Often, it’s a consequence of studio interference, or misjudged casting or any other of the myriad ways a film can fail but more often than not nobody else is to blame than the captain of the cinematic ship himself – the director.

Some of the movies about to come under the microscope never even stood a chance. Though armed with brilliant, or at least mostly entertaining, concepts and all the right ingredients to be a hit, their directors laid them to waste even before they saw the light of day usually because of ego, inexperience or poor decision-making or a combination of all three.

Others were nigh on perfect as they were but then came the dreaded Director’s Cut that proved to be the cinematic equivalent of taking a big, steaming dump all over the original film.

Sometimes, directors only have themselves to blame.

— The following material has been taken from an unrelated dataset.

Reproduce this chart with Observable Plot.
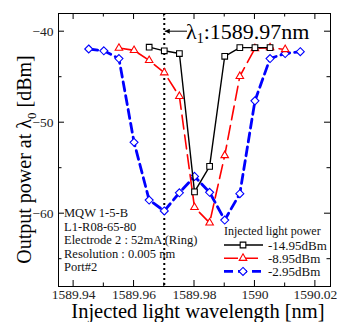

10. Jan De Bont Based Speed 2: Cruise Control On A Dream

Donnie Darko
20th Century Fox

After the commercial success of action flick Speed, 20th Century Fox were only too happy to give the go ahead for a sequel and though original Speed screenwriter Graham Yost came up with some pretty entertaining ideas – including one about a plane that can’t ascend above 10,000 feet but happens to be in the Andes, one of the world’s highest mountain ranges – director Jan de Bont had a better idea.

De Bont had been plagued by a recurring dream about a cruise ship crashing into a Caribbean island but rather than putting it down to eating too much cheese before bedtime, he insisted his dream vision form the basis of Speed 2 and had its writing team work backwards from his idea.

The thing is, a slow-moving cruise ship travelling at a few knots per hour doesn’t really have the same appeal or thrill as a speeding bus rigged with a bomb and the movie puttered along with all the excitement of a canal boat excursion on the Norfolk Broads.

And that fateful final scene de Bont dreamed up himself? It took roughly a quarter of the movie’s $110 million budget to film – then one of the most expensive stunts ever filmed – but failed to help Speed 2 scrape back much at the box office.